Will GM Recall Spur Auto Safety Reform?


Will GM Recall Spur Auto Safety Reform?

July, 2014

Dear Care for Crash Victims Community Members:

A must read “reality check” has been published in the LA Times by a giant of auto safety.  

Ben Kelley concludes:NHTSA’s acquiescence in such delays support arguments that it is too responsive to the cost-containment agenda of the auto companies. Its inability to effectively police the industry has almost certainly invited such profit-driven misconduct. Recently, a top agency attorney, in comments to an auto industry group, admitted that “the first line of defense against safety defects is not NHTSA.” Rather, it is the auto companies themselves. “Our agency’s job is to make sure your company is doing its job and to catch problems when it does not,” he said, leaving unaddressed the obvious question of why the NHTSA failed for a decade to “catch” GM’s ignition switch defect.

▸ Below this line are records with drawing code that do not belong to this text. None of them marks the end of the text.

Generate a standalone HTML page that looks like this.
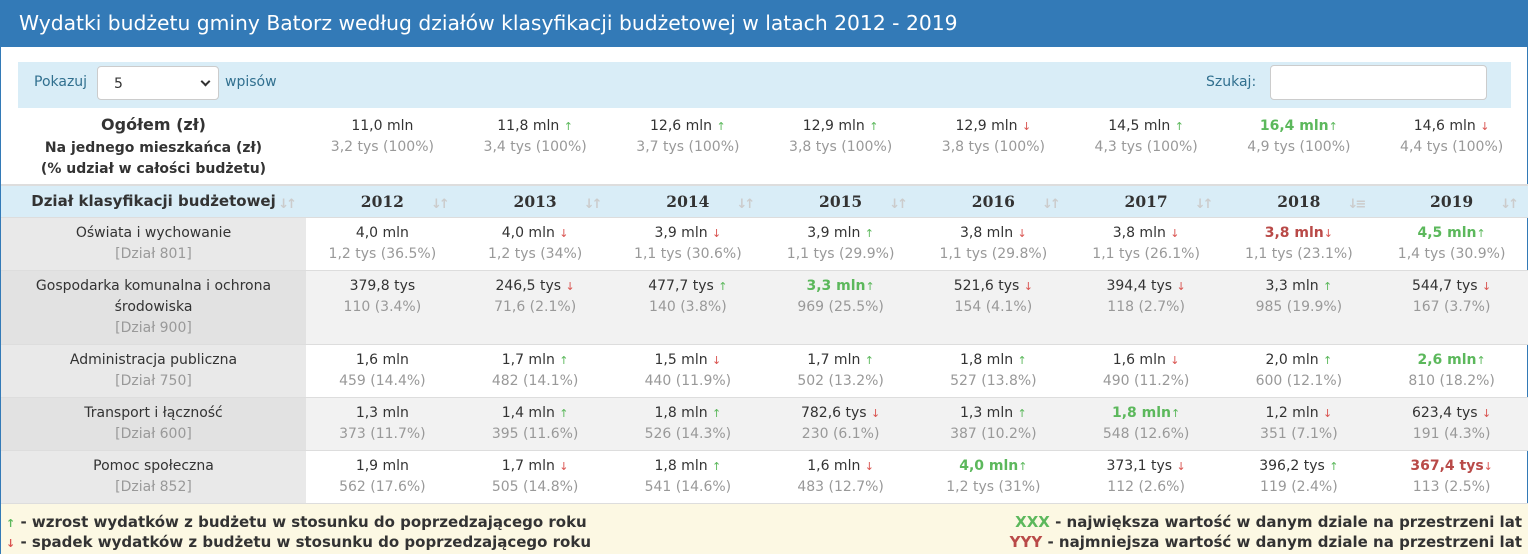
<!DOCTYPE html>
<html><head><meta charset="utf-8">
<style>
*{box-sizing:border-box;margin:0;padding:0}
body{width:1530px;height:554px;overflow:hidden;background:#fff;font-family:"DejaVu Sans","Liberation Sans",sans-serif;font-size:14px;color:#333}
#wrap{position:absolute;left:0;top:0;width:1528px;height:554px;border:1px solid #337ab7;border-top:none}
#title{height:47px;background:#337ab7;color:#fff;font-size:20.3px;line-height:47px;padding-left:18px}
#ctrl{position:absolute;left:17px;top:62px;width:1493px;height:46px;background:#d9edf7;color:#31708f}
#ctrl .l{position:absolute;left:16px;top:12px}
#sel{position:absolute;left:79px;top:4px;width:122px;height:34px;background:#fff;border:1px solid #ccc;border-radius:4px;color:#333;padding:9px 0 0 16px}
#sel:after{content:"";position:absolute;right:9px;top:11px;width:5px;height:5px;border-right:2px solid #333;border-bottom:2px solid #333;transform:rotate(45deg)}
#ctrl .w{position:absolute;left:207px;top:12px}
#ctrl .s{position:absolute;left:1188px;top:12px}
#srch{position:absolute;left:1252px;top:3px;width:217px;height:35px;background:#fff;border:1px solid #ccc;border-radius:4px}
table{position:absolute;left:0;top:108px;border-collapse:collapse;table-layout:fixed;width:1527px}
td,th{text-align:center;line-height:21px}
.tot td{height:77px;vertical-align:top;padding-top:8px}
.tot .lab{font-weight:bold;font-size:14px;line-height:21.5px;padding-top:6px}
.tot .lab b{font-size:16px}
.sub{color:#999}
.hd th{height:32px;background:#d9edf7;border-top:2px solid #ddd;border-bottom:1px solid #ddd;font-family:"DejaVu Serif","Liberation Serif",serif;font-size:15.5px;position:relative}
.hd th.f{font-family:"DejaVu Sans",sans-serif;font-size:15px}
.si{position:absolute;right:12px;top:8px;color:#ccc;font-size:13px;letter-spacing:-3px;font-family:"DejaVu Sans",sans-serif}
.dr td{padding:5px 0;border-bottom:1px solid #ddd;vertical-align:top}
.dr td.c0{background:#e9e9e9}
.dr.odd td{background:#f2f2f2}
.dr.odd td.c0{background:#e2e2e2}
.up{color:#5cb85c;font-size:11px}
.dn{color:#d9534f;font-size:11px}
.mx{color:#5cb85c;font-weight:bold}
.mn{color:#b94a48;font-weight:bold}
#leg{position:absolute;left:0;top:504px;width:1527px;height:50px;background:#fcf8e3;font-weight:bold;font-size:15px}
#leg div{position:absolute;line-height:20px}
</style></head><body>
<div id="wrap">
<div id="title">Wydatki budżetu gminy Batorz według działów klasyfikacji budżetowej w latach 2012 - 2019</div>
<div id="ctrl">
<span class="l">Pokazuj</span>
<div id="sel">5</div>
<span class="w">wpisów</span>
<span class="s">Szukaj:</span>
<div id="srch"></div>
</div>
<table id="tbl">
<colgroup><col style="width:305px"><col span="8" style="width:152.75px"></colgroup>
<tbody id="tb"></tbody>
</table>
<div id="leg">
<div style="left:5px;top:8px"><span class="up">↑</span> - wzrost wydatków z budżetu w stosunku do poprzedzającego roku</div>
<div style="left:5px;top:28px"><span class="dn">↓</span> - spadek wydatków z budżetu w stosunku do poprzedzającego roku</div>
<div style="right:6px;top:8px"><span style="color:#5cb85c">XXX</span> - największa wartość w danym dziale na przestrzeni lat</div>
<div style="right:6px;top:28px"><span style="color:#b94a48">YYY</span> - najmniejsza wartość w danym dziale na przestrzeni lat</div>
</div>
</div>
<script>
const years=["2012","2013","2014","2015","2016","2017","2018","2019"];
const totals=["11,0 mln","11,8 mln","12,6 mln","12,9 mln","12,9 mln","14,5 mln","16,4 mln","14,6 mln"];
const totalsSub=["3,2 tys (100%)","3,4 tys (100%)","3,7 tys (100%)","3,8 tys (100%)","3,8 tys (100%)","4,3 tys (100%)","4,9 tys (100%)","4,4 tys (100%)"];
const totalsDir=["","u","u","u","d","u","u","d"];
const totalsMark=["","","","","","","x",""];
const sections=[["Oświata i wychowanie","801"],["Gospodarka komunalna i ochrona środowiska","900"],["Administracja publiczna","750"],["Transport i łączność","600"],["Pomoc społeczna","852"]];
const vals=[
["4,0 mln","4,0 mln","3,9 mln","3,9 mln","3,8 mln","3,8 mln","3,8 mln","4,5 mln"],
["379,8 tys","246,5 tys","477,7 tys","3,3 mln","521,6 tys","394,4 tys","3,3 mln","544,7 tys"],
["1,6 mln","1,7 mln","1,5 mln","1,7 mln","1,8 mln","1,6 mln","2,0 mln","2,6 mln"],
["1,3 mln","1,4 mln","1,8 mln","782,6 tys","1,3 mln","1,8 mln","1,2 mln","623,4 tys"],
["1,9 mln","1,7 mln","1,8 mln","1,6 mln","4,0 mln","373,1 tys","396,2 tys","367,4 tys"]];
const subs=[
["1,2 tys (36.5%)","1,2 tys (34%)","1,1 tys (30.6%)","1,1 tys (29.9%)","1,1 tys (29.8%)","1,1 tys (26.1%)","1,1 tys (23.1%)","1,4 tys (30.9%)"],
["110 (3.4%)","71,6 (2.1%)","140 (3.8%)","969 (25.5%)","154 (4.1%)","118 (2.7%)","985 (19.9%)","167 (3.7%)"],
["459 (14.4%)","482 (14.1%)","440 (11.9%)","502 (13.2%)","527 (13.8%)","490 (11.2%)","600 (12.1%)","810 (18.2%)"],
["373 (11.7%)","395 (11.6%)","526 (14.3%)","230 (6.1%)","387 (10.2%)","548 (12.6%)","351 (7.1%)","191 (4.3%)"],
["562 (17.6%)","505 (14.8%)","541 (14.6%)","483 (12.7%)","1,2 tys (31%)","112 (2.6%)","119 (2.4%)","113 (2.5%)"]];
const dirs=[
["","d","d","u","d","d","d","u"],
["","d","u","u","d","d","u","d"],
["","u","d","u","u","d","u","u"],
["","u","u","d","u","u","d","d"],
["","d","u","d","u","d","u","d"]];
const marks=[
["","","","","","","n","x"],
["","","","x","","","",""],
["","","","","","","","x"],
["","","","","","x","",""],
["","","","","x","","","n"]];
function cell(v,s,d,m){
  const cls=m==="x"?"mx":m==="n"?"mn":"";
  const sp=m?"":" ";
  const ar=d==="u"?sp+'<span class="up">↑</span>':d==="d"?sp+'<span class="dn">↓</span>':"";
  return '<span class="'+cls+'">'+v+'</span>'+ar+'<br><span class="sub">'+s+'</span>';
}
const tb=document.getElementById('tb');
let tr=document.createElement('tr');tr.className='tot';


let h='<td class="lab"><b>Ogółem (zł)</b><br>Na jednego mieszkańca (zł)<br>(% udział w całości budżetu)</td>';
for(let i=0;i<years.length;i++)h+='<td>'+cell(totals[i],totalsSub[i],totalsDir[i],totalsMark[i])+'</td>';
tr.innerHTML=h;tb.appendChild(tr);
tr=document.createElement('tr');tr.className='hd';


h='<th class="f">Dział klasyfikacji budżetowej <span class="si">↓↑</span></th>';
for(let i=0;i<years.length;i++)h+='<th>'+years[i]+'<span class="si">'+(i===6?'↓≡':'↓↑')+'</span></th>';
tr.innerHTML=h;tb.appendChild(tr);
[...tr.children].forEach((th,i)=>{
  
  
});
sections.forEach((s,r)=>{
  const row=document.createElement('tr');row.className='dr'+(r%2?' odd':'');
  
  
  let x='<td class="c0">'+(r===1?'Gospodarka komunalna i ochrona<br>środowiska':s[0])+'<br><span class="sub">[Dział '+s[1]+']</span></td>';
  for(let i=0;i<years.length;i++)x+='<td>'+cell(vals[r][i],subs[r][i],dirs[r][i],marks[r][i])+'</td>';
  row.innerHTML=x;tb.appendChild(row);
});
</script>
</body></html>
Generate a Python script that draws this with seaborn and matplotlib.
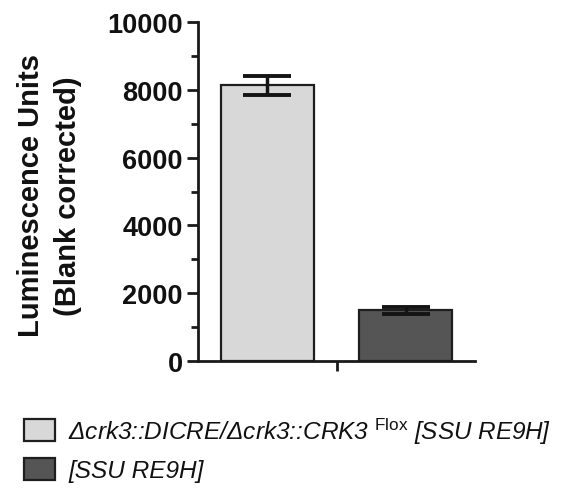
import numpy as np
import pandas as pd
import matplotlib
matplotlib.use("Agg")
import matplotlib.pyplot as plt
import seaborn as sns

sns.set_style("white")
plt.rcParams['font.family'] = ['Liberation Sans', 'DejaVu Sans']
plt.rcParams['mathtext.fontset'] = 'custom'
plt.rcParams['mathtext.rm'] = 'Liberation Sans'
plt.rcParams['mathtext.it'] = 'Liberation Sans:italic'
plt.rcParams['text.color'] = '#111111'
plt.rcParams['axes.labelcolor'] = '#111111'
plt.rcParams['ytick.color'] = '#111111'
plt.rcParams['xtick.color'] = '#111111'

# data
groups = ["Δcrk3::DICRE/Δcrk3::CRK3 $^{\\mathrm{Flox}}$ [SSU RE9H]", "[SSU RE9H]"]
means = [8130, 1490]
errs = [275, 95]
colors = ["#d8d8d8", "#555555"]

df = pd.DataFrame({"x": [""] * len(groups), "group": groups, "mean": means})

fig = plt.figure(figsize=(5.77, 4.89), dpi=100)
ax = fig.add_axes([198 / 577, 1 - 362 / 489, 277 / 577, 339 / 489])

sns.barplot(data=df, x="x", y="mean", hue="group", palette=colors, hue_order=groups,
            width=0.8, gap=0.33, errorbar=None, edgecolor="#1e1e1e", linewidth=1.6, ax=ax)

# error bars at the bar centres
for cont, e in zip(ax.containers, errs):
    for p in cont.patches:
        ax.errorbar(p.get_x() + p.get_width() / 2, p.get_height(), yerr=e, fmt="none",
                    ecolor="#141414", elinewidth=2.5, capsize=17.5, capthick=2.8, zorder=5)

ax.set_xlim(-0.4, 0.4)
ax.set_ylim(0, 10000)
ax.set_yticks(np.arange(0, 10001, 2000))
ax.set_yticks(np.arange(1000, 10000, 2000), minor=True)
ax.set_xticks([0])
ax.set_xticklabels([""])
ax.set_xlabel("")
sns.despine(ax=ax)
for s in ["left", "bottom"]:
    ax.spines[s].set_linewidth(2)
    ax.spines[s].set_color("#1a1a1a")
ax.tick_params(axis="y", which="major", direction="out", length=8, width=2, pad=3,
               labelsize=19.5, color="#1a1a1a", left=True)
ax.tick_params(axis="y", which="minor", direction="out", length=5, width=2, color="#1a1a1a", left=True)
ax.tick_params(axis="x", direction="out", length=7, width=2, color="#1a1a1a", bottom=True)
for t in ax.get_yticklabels():
    t.set_fontweight("bold")

ax.set_ylabel("Luminescence Units\n(Blank corrected)", fontsize=21, fontweight="bold", linespacing=1.4)
ax.yaxis.set_label_coords(-0.42, 0.49)

sns.move_legend(ax, "upper left", bbox_to_anchor=(0.042, 0.148), bbox_transform=fig.transFigure,
                frameon=False, title=None, prop={"size": 17.6, "style": "italic"},
                handlelength=1.25, handleheight=1.0, handletextpad=0.55, labelspacing=0.5,
                borderaxespad=0, borderpad=0)

fig.savefig("out.png", dpi=100)
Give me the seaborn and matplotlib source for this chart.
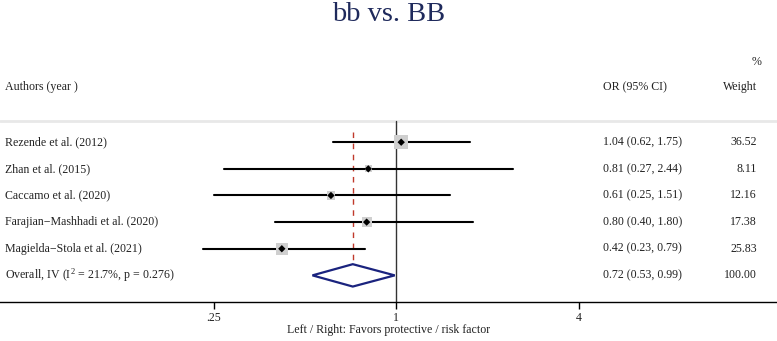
import matplotlib
matplotlib.use("Agg")
import matplotlib.pyplot as plt
import matplotlib.transforms as mtransforms
from matplotlib.patches import Polygon
import numpy as np
import pandas as pd
import seaborn as sns

# ---- data ----
studies = ["Rezende et al. (2012)", "Zhan et al. (2015)", "Caccamo et al. (2020)",
           "Farajian\u2212Mashhadi et al. (2020)", "Magielda\u2212Stola et al. (2021)"]
or_vals = [1.04, 0.81, 0.61, 0.80, 0.42]
ci_low = [0.62, 0.27, 0.25, 0.40, 0.23]
ci_high = [1.75, 2.44, 1.51, 1.80, 0.79]
weights = [36.52, 8.11, 12.16, 17.38, 25.83]
overall_label = "Overall, IV (I$^2$ = 21.7%, p = 0.276)"
overall_or = 0.72
overall_low = 0.53
overall_high = 0.99
overall_weight = 100.00
xticks = [0.25, 1, 4]
xticklabels = [".25", "1", "4"]

sns.set_style("white")
plt.rcParams["font.family"] = ["Liberation Serif", "DejaVu Serif"]
plt.rcParams["mathtext.fontset"] = "custom"
plt.rcParams["mathtext.rm"] = "Liberation Serif"
plt.rcParams["mathtext.it"] = "Liberation Serif:italic"

W, H = 777, 341
fig = plt.figure(figsize=(W / 100, H / 100), dpi=100)
bottom = 39 / H
ax = fig.add_axes([0, bottom, 1, 1 - bottom])

rows = list(range(1, len(studies) + 1))
overall_row = len(studies) + 1
df = pd.DataFrame({"study": studies, "OR": or_vals, "lo": ci_low, "hi": ci_high,
                   "w": weights, "row": rows})

ax.set_xscale("log", base=2)
ax.set_xlim(2 ** -4.340, 2 ** 4.175)
ax.set_ylim(7.0, -4.34)

fs = 8.6
txt_col = "#222222"

# separator and reference lines
ax.axhline(0.2, color="#e8e8e8", lw=2, zorder=1)
ax.plot([1, 1], [0.2, 7.0], color="#333333", lw=1.0, zorder=2)
ax.plot([overall_or, overall_or], [0.62, overall_row + 0.42], color="#c0392b",
        lw=1.0, ls=(0, (4, 4)), zorder=2)

# CI lines
for _, r in df.iterrows():
    ax.plot([r.lo, r.hi], [r.row, r.row], color="black", lw=1.5, zorder=3)

# weight squares
sns.scatterplot(data=df, x="OR", y="row", size="w", sizes=(2.86 * min(weights), 2.86 * max(weights)),
                marker="s", color="#cfcfcf", edgecolor="none", legend=False, ax=ax, zorder=4)
# point estimates
sns.scatterplot(data=df, x="OR", y="row", marker="D", color="black", s=14,
                edgecolor="none", legend=False, ax=ax, zorder=5)

# overall diamond
dh = 0.42
diamond = Polygon([[overall_low, overall_row], [overall_or, overall_row - dh],
                   [overall_high, overall_row], [overall_or, overall_row + dh]],
                  closed=True, facecolor="white", edgecolor="#1a237e", lw=1.6, zorder=6)
ax.add_patch(diamond)

# text columns
trans = mtransforms.blended_transform_factory(fig.transFigure, ax.transData)
x_lab = 5 / W
x_or = 603 / W
x_w = 757 / W
ax.text(x_lab, -1.07, "Authors (year )", transform=trans, fontsize=fs, va="center", ha="left", color=txt_col)
ax.text(x_or, -1.07, "OR (95% CI)", transform=trans, fontsize=fs, va="center", ha="left", color=txt_col)
ax.text(x_w, -1.07, "Weight", transform=trans, fontsize=fs, va="center", ha="right", color=txt_col)
ax.text(762 / W, -2.0, "%", transform=trans, fontsize=fs, va="center", ha="right", color=txt_col)

for s, o, l, h, w, r in zip(studies, or_vals, ci_low, ci_high, weights, rows):
    ax.text(x_lab, r, s, transform=trans, fontsize=fs, va="center", ha="left", color=txt_col)
    ax.text(x_or, r, f"{o:.2f} ({l:.2f}, {h:.2f})", transform=trans, fontsize=fs, va="center", ha="left", color=txt_col)
    ax.text(x_w, r, f"{w:.2f}", transform=trans, fontsize=fs, va="center", ha="right", color=txt_col)

ax.text(x_lab, overall_row, overall_label, transform=trans, fontsize=fs, va="center", ha="left", color=txt_col)
ax.text(x_or, overall_row, f"{overall_or:.2f} ({overall_low:.2f}, {overall_high:.2f})", transform=trans,
        fontsize=fs, va="center", ha="left", color=txt_col)
ax.text(x_w, overall_row, f"{overall_weight:.2f}", transform=trans, fontsize=fs, va="center", ha="right", color=txt_col)

# axes styling
for sp in ["top", "right", "left"]:
    ax.spines[sp].set_visible(False)
ax.spines["bottom"].set_color("black")
ax.spines["bottom"].set_linewidth(1.0)
ax.set_yticks([])
ax.set_ylabel("")
ax.set_xticks(xticks)
ax.set_xticklabels(xticklabels)
ax.minorticks_off()
ax.tick_params(axis="x", direction="out", length=5, width=1, color="black", labelsize=fs, pad=2,
               bottom=True, labelcolor=txt_col)
ax.set_xlabel("Left / Right: Favors protective / risk factor", fontsize=fs, labelpad=0, color=txt_col)

fig.text(0.5, 1 - 21 / H, "bb vs. BB", ha="center", va="baseline", fontsize=20.5, color="#1f2a5c")

fig.savefig("out.png", dpi=100)
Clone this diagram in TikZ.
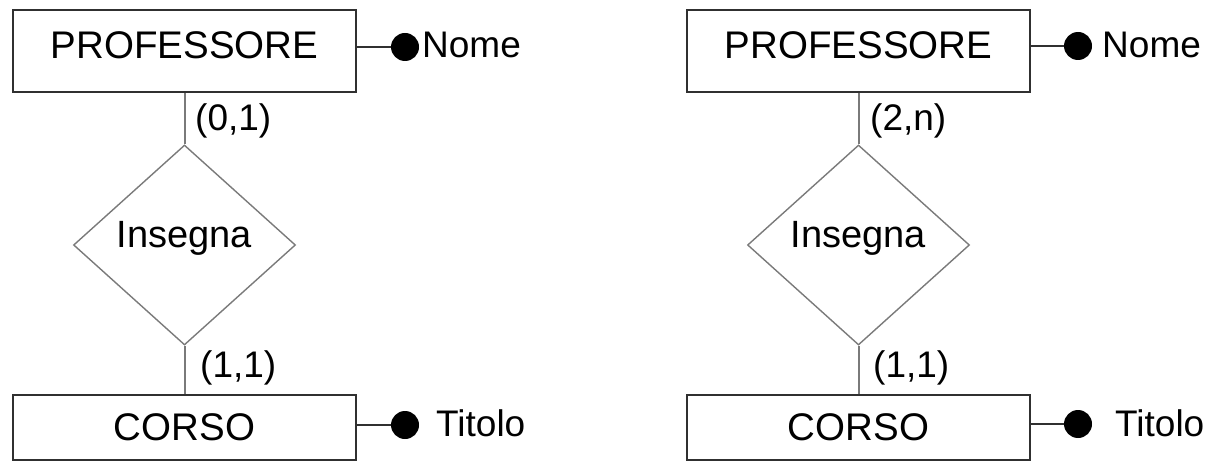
\documentclass[tikz,border=0pt]{standalone}
\usepackage{fontspec}
\setmainfont{Liberation Sans}
\usetikzlibrary{shapes.geometric}
\definecolor{boxline}{HTML}{303030}
\definecolor{relline}{HTML}{7A7A7A}
\begin{document}
\begin{tikzpicture}[x=1pt,y=-1pt,
  font=\fontsize{37}{44}\selectfont,
  entity/.style={draw=boxline,line width=2pt,rectangle,minimum width=343pt,inner sep=0pt,
    font=\fontsize{38.5}{46}\selectfont},
  relation/.style={draw=relline,line width=1.4pt,diamond,minimum width=222pt,minimum height=200pt,inner sep=0pt,
    text height=26.5pt,text depth=22pt,font=\fontsize{38}{46}\selectfont},
  attrdot/.style={circle,fill=black,draw=none,minimum size=28pt,inner sep=0pt},
  attrtext/.style={anchor=base west,inner sep=0pt},
  card/.style={anchor=base west,inner sep=0pt},
  attrlink/.style={draw=boxline,line width=1.8pt},
  rellink/.style={draw=relline,line width=2pt}]
\useasboundingbox (0,0) rectangle (1209,462);

% ---- left schema: PROFESSORE (0,1) -- Insegna -- (1,1) CORSO
\node[entity,minimum height=82pt,text height=27pt,text depth=12pt] (profA) at (184.5,51) {PROFESSORE};
\node[entity,minimum height=65pt] (corsoA) at (184.5,427.5) {CORSO};
\node[relation] (insA) at (184.5,245) {Insegna};
\node[attrdot] (nomeDotA) at (405,47) {};
\node[attrtext] (nomeA) at (422,58) {Nome};
\node[attrdot] (titDotA) at (405,425) {};
\node[attrtext] (titA) at (436,436) {Titolo};
\node[card] (cardA1) at (195,131) {(0,1)};
\node[card] (cardA2) at (200,377) {(1,1)};

\draw[rellink] (profA.south) -- (insA.north);
\draw[rellink] (insA.south) -- (corsoA.north);
\draw[attrlink] (nomeDotA) -- (nomeDotA -| profA.east);
\draw[attrlink] (titDotA) -- (titDotA -| corsoA.east);

% ---- right schema: PROFESSORE (2,n) -- Insegna -- (1,1) CORSO
\node[entity,minimum height=82pt,text height=27pt,text depth=12pt] (profB) at (858.5,51) {PROFESSORE};
\node[entity,minimum height=65pt] (corsoB) at (858.5,427.5) {CORSO};
\node[relation] (insB) at (858.5,245) {Insegna};
\node[attrdot] (nomeDotB) at (1078,46) {};
\node[attrtext] (nomeB) at (1102,58) {Nome};
\node[attrdot] (titDotB) at (1078,424) {};
\node[attrtext] (titB) at (1115,436) {Titolo};
\node[card] (cardB1) at (870,131) {(2,n)};
\node[card] (cardB2) at (873,377) {(1,1)};

\draw[rellink] (profB.south) -- (insB.north);
\draw[rellink] (insB.south) -- (corsoB.north);
\draw[attrlink] (nomeDotB) -- (nomeDotB -| profB.east);
\draw[attrlink] (titDotB) -- (titDotB -| corsoB.east);
\end{tikzpicture}
\end{document}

The answer to that question is that NHTSA is abysmally underfunded and understaffed, and lacks a foundation of tough laws to support its regulatory mission. Nothing in today’s political environment suggests that is going to change soon.”

See http://www.latimes.com/opinion/op-ed/la-oe-0729-kelley-gm-recalls-20140729-story.html

Based on my decades of work at NHTSA and now trying to shine the light on NHTSA’s captivity by corporate interests, I must support his grim conclusion.

When the President of the U.S.A. briefly mentioned auto safety – without noting the problem of more than 150,000 crash deaths on his watch – he used a black Cadillac as a photo prop.  He looked like a corporate puppet moving on the strings of GM.  How’s that for use of the bully pulpit? 

See http://www.whitehouse.gov/blog/2014/07/15/president-speaks-importance-our-nations-infrastructure

I voted for him twice.   I hoped he would cut the GM control of auto safety positions and deadly policies at NHTSA.  Tragically for too many Americans that has not happened.  
As usual, we must thank Ben Kelley for giving us this reality check.
And we must again thank the LA Times for this article and Michael Hiltzik for the question that continues to haunt and challenge the nation:  “Only oversight by a Congress and president truly devoted to the public interest, not commercial interests, can keep regulatory agencies focused on the people’s business.

But when business gets its say on Capitol Hill and the White House too, what’s the ordinary person to do?”